I remember the confident swagger that Gordon Brown had when he arrived in No. 11 all those years ago and dazzling us all with his intellectual economic techno-speak about 'In this economic cycle...' and we all nodded aghast as Britain seemed to do well. Perhaps it was just me but it all sounded too much like a the class swot regurgitating the text book verbatim than giving us the layman's explanation. More fool us, as most fell for it - twice. But now the phrases are all too contrived, too complex and far too convoluted for the ordinary person to get to grips with. If we could have a definition of 'deleveraging' it would be good as a start but when juxtaposed with 'deglobalisation' it conjures images of the great sphere of this earth deflating like a punctured football.

Quite where it leaves Gordon Brown is yet to be seen but his whole time as PM seems to have been a constant series of stumbles and lurches from one crisis to the next with a moment's respite when everyone actually believed for a moment that he had saved the world from economic disaster when in fact he had less idea on what he was doing than the average man in the street. The only thing he has succeeded in doing is taking his 'stable economy' and reversing it into a massive pile of debt which we may have difficulty in servicing and decreasing possibilities of borrowing more on sensible terms.

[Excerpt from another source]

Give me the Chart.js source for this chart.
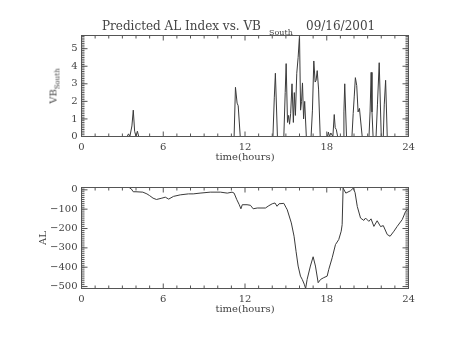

The only achievements that the two bail outs have had are 1) saving the skins of a bunch of the greediest, most irresponsible executives who made literally millions on the backs of our homes and none of whom are being made accountable for their idiot failings, 2) pouring £30bn down a drain into a company that collapsed in worth to just £5bn as they had not had the common sense to actually do some due diligence prior to agreeing the sums, 3) saving a worthless hunk (Northern Rock) which had the worst of business models and did not need to survive (we could have still protected people's money) and then paying an army of consultants massive fees to do what most O-level students could do while allowing the new executives to pay themselves bonuses just for repaying what they owe the taxpayer and 4) causing the worst run on our currency in the last century.

Strip away all that techno-babble and blah and what we have is a series of knee jerk reactions hastily put together at the whim of the same fools who got us into the mess. From his use of language it is very clear that either Gordon Brown does not know what he's doing or he does not know how to tell us what that is. I leave it to you to work out which you think is the answer.